Using FITPACK Smoothing Spline Routines from C++

Many modern libraries provide smoothing and interpolation routines that are actually interfaces to old Fortran libraries written by de Boor and Dierkx. For most of us, the inner workings of these routines are best kept shrouded in mystery, and in any case there’s no sense in reinventing the wheel. They can be used easily in their Python and R implementations or linked from C and C++ code. I’m going to discuss an implementation of the latter.

In particular, I’m interested in something called the smoothing or approximating spline, which can be calculated in one or more dimensions and any degree between 1 and 5. In general, the smoothing spline is an attempt to balance two competing needs: a) to maximize the smoothness of a curve (which, at its limit, would be a straight line or plane); and b) to minimize the sum of squared differences between the approximation and the data. This is accomplished by minimizing the function,

    \[S(x) = p \sum_{i=1}^{n} \left( \frac{(Y_i - \hat{f}(x_i))^2}{\sigma_i^2} \right) + (1 - p) \int{ \left( \hat{f}^{(m)}(x) \right)^2 } dx,\]

where p, the weight, from [0,1], is applied to the first term (the least squares part), and its negation is applied to the second term (the integral part). The denominator of the least squares term is a weight for which the FITPACK documentation suggests the reciprocal of the standard deviation. In that case, the smoothing factor is recommended to be in the vicinity of n. One may also choose a variable weight.

I had acquired some LiDAR data that covered an enormous geographic region, with flight lines approaching 45km long, far distant from the nearest GPS base station. The accumulation of drift had caused up to 2m of vertical, along-track divergence in the flight lines. I wanted to use a 2-dimensional cubic smoothing spline in an attempt to resolve the mismatch between LiDAR flight lines, without resorting to a point-based method (or an expensive license for TerraMatch).

The general idea was to compute a smooth surface approximating the average ground height across all flight lines where they overlap, and then to compute a separate surface for each flight line, adjusting its elevation by the difference between the two surfaces. As a result of this process, the z-coordinates of the point cloud would be adjusted, leaving the x/y-coordinates untouched.

The adjusted flight lines would have no real correspondence to the “true” elevation, but the latter would be impossible to recover anyway, given the loss of accuracy during the acquisition. Since a smooth surface was the primary need, it was acceptable to produce one, then worry about validating it against field measurements later.

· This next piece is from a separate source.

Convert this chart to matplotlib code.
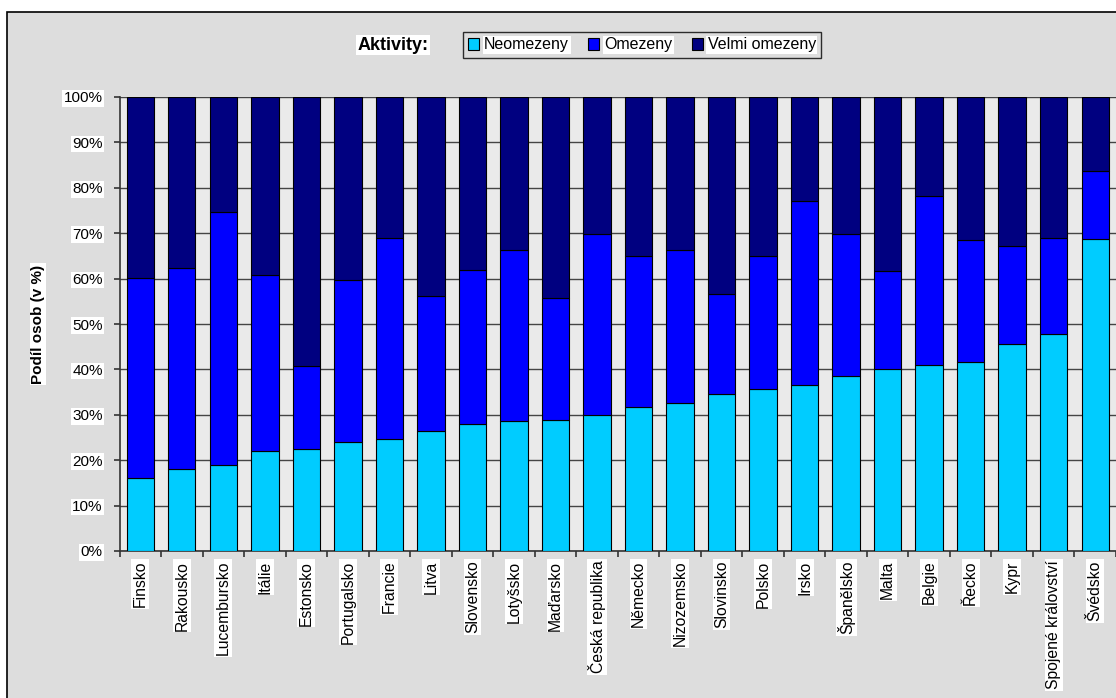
import matplotlib.pyplot as plt
import numpy as np
from matplotlib.patches import Rectangle, Patch

plt.rcParams['font.family'] = ['Liberation Sans', 'DejaVu Sans']

countries = ["Finsko", "Rakousko", "Lucembursko", "Itálie", "Estonsko", "Portugalsko",
             "Francie", "Litva", "Slovensko", "Lotyšsko", "Maďarsko", "Česká republika",
             "Německo", "Nizozemsko", "Slovinsko", "Polsko", "Irsko", "Španělsko",
             "Malta", "Belgie", "Řecko", "Kypr", "Spojené království", "Švédsko"]

# shares in %
neomezeny = [16.0, 18.0, 19.0, 22.0, 22.5, 24.0, 24.7, 26.5, 28.0, 28.6, 28.8, 29.9,
             31.8, 32.5, 34.6, 35.6, 36.5, 38.5, 40.0, 40.9, 41.6, 45.5, 47.7, 68.7]
omezeny = [44.1, 44.3, 55.6, 38.7, 18.3, 35.8, 44.3, 29.6, 33.9, 37.7, 26.9, 39.9,
           33.1, 33.8, 22.0, 29.3, 40.7, 31.3, 21.6, 37.2, 26.8, 21.7, 21.2, 15.1]
velmi = [39.9, 37.7, 25.4, 39.3, 59.2, 40.2, 31.0, 43.9, 38.1, 33.7, 44.3, 30.2,
         35.1, 33.7, 43.4, 35.1, 22.8, 30.2, 38.4, 21.9, 31.6, 32.8, 31.1, 16.2]

labels = ["Neomezeny", "Omezeny", "Velmi omezeny"]
colors = ["#00CCFF", "#0000FF", "#000080"]

W, H = 1116, 698
fig = plt.figure(figsize=(W / 100, H / 100), dpi=100)
fig.patch.set_facecolor("white")

# chart area (grey box with border)
fig.patches.append(Rectangle((7 / W, -0.01), 1.0, 1 - 12 / H + 0.01, transform=fig.transFigure,
                             facecolor="#DDDDDD", edgecolor="black", linewidth=1.2, zorder=-1))

ax = fig.add_axes([119.5 / W, 1 - 551 / H, 1 - 119.5 / W, (551 - 97) / H])
ax.set_facecolor("#EAEAEA")

x = np.arange(len(countries))
neo = np.array(neomezeny)
om = np.array(omezeny)
vel = np.array(velmi)
bw = 0.66
ax.bar(x, neo, bw, color=colors[0], edgecolor="black", linewidth=0.8, zorder=3)
ax.bar(x, om, bw, bottom=neo, color=colors[1], edgecolor="black", linewidth=0.8, zorder=3)
ax.bar(x, vel, bw, bottom=neo + om, color=colors[2], edgecolor="black", linewidth=0.8, zorder=3)

ax.set_xlim(-0.5, len(countries) - 0.5)
ax.set_ylim(0, 100)
ax.set_yticks(np.arange(0, 101, 10))
ax.set_yticklabels([f"{v}%" for v in range(0, 101, 10)], fontsize=11)
ax.yaxis.grid(True, color="#444444", linewidth=1.0, zorder=1)
ax.set_axisbelow(True)

ax.set_xticks(x)
ax.set_xticklabels(countries, rotation=90, fontsize=11.3, va="top")
ax.set_xticks(np.arange(-0.5, len(countries), 1), minor=True)
ax.tick_params(axis="x", which="major", length=0, pad=7)
ax.tick_params(axis="x", which="minor", length=4, color="#333333", width=1.2)
ax.tick_params(axis="y", length=4, color="#333333", width=1.2, pad=8)

for side in ["top", "right"]:
    ax.spines[side].set_visible(False)
for side in ["left", "bottom"]:
    ax.spines[side].set_color("#333333")
    ax.spines[side].set_linewidth(1.2)

for t in ax.get_xticklabels() + ax.get_yticklabels():
    t.set_bbox(dict(facecolor="white", edgecolor="none", pad=1))

ax.set_ylabel("Podíl osob (v %)", fontsize=11, fontweight="bold",
              bbox=dict(facecolor="white", edgecolor="none", pad=1))
ax.yaxis.set_label_coords(-(119.5 - 45) / (W - 119.5), 0.5)

fig.text(393 / W, 1 - 45 / H, "Aktivity:", fontsize=13, fontweight="bold",
         ha="center", va="center", bbox=dict(facecolor="white", edgecolor="none", pad=1))

handles = [Patch(facecolor=c, edgecolor="black", linewidth=0.8) for c in colors]
leg = fig.legend(handles, labels, ncol=3, loc="center", bbox_to_anchor=(642 / W, 1 - 45 / H),
                 fontsize=11.5, frameon=True, fancybox=False, facecolor="#DDDDDD",
                 edgecolor="black", handlelength=0.7, handleheight=0.7, handletextpad=0.3,
                 columnspacing=1.2, borderpad=0.35)
leg.get_frame().set_linewidth(1.0)
for t in leg.get_texts():
    t.set_bbox(dict(facecolor="white", edgecolor="none", pad=1))

fig.savefig("out.png", dpi=100)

To do this, I wrote a program in C++, which links into to Fortran functions provided by Dierkx’ FITPACK library: surfit and surev. surfit accepts lists of x, y and z coordinates, along with a list of weights and a smoothing parameter, and produces list of knots in x and y, along with a list of b-spline coefficients. These are used by surfit to compute the approximate z-coordinate at any x/y location.

The first step is to declare the Fortran functions.

extern "C" {

    void surfit_(int* iopt, int* m, double* x, double* y, double* z, 
        double* w, double* xb, double* xe, double* yb, double* ye, 
        int* kx, int* ky, double* s, int* nxest, int* nyest, 
        int* nmax, double* eps, int* nx, double* tx, int* ny, double* ty, 
        double* c, double* fp, double* wrk1, int* lwrk1, 
        double* wrk2, int* lwrk2, int* iwrk, int* kwrk, int* ier);

    void surev_(int* idim, double* tu, int* nu, double* tv, int* nv,
        double* c, double* u, int* mu, double* v, int* mv, double* f, int* mf,
        double* wrk, int* lwrk, int* iwrk, int* kwrk, int* ier);
}

Note the underscore after each function name. The gcc compiler uses this convention to link to the library produced by gfortran. The arguments are well documented in the original Fortran code, but note that all passed as pointers, whether scalars or arrays. For parameters that accept an array of double, such as the x, y and z parameters, you can create and resize a vector, then pass in the pointer returned by its data() method. These functions are called like any other function.

Compiling the Fortran library is easy on Linux using gfortran and cmake. In your CMakeLists.txt file, add something like the following:

enable_language (Fortran)
file (GLOB FSRC src/fitpack/*.f)
add_library (fitpack SHARED ${FSRC}) 

Line 1 enables the Fortran compiler; line 2 locates all the source files in the source tree and line 3 compiles them into a shared library called libfitpack. To link the Fotran library to the executable, link the target as usual.

add_executable (cloudmatch src/apps/cloudmatch.cpp)
target_link_libraries (cloudmatch ${GDAL_LIBRARY} ${PDAL_LIBRARIES} fitpack)

Here, I have an executable callse cloudmatch with one source file which is linked to GDAL, PDAL and the libfitpack.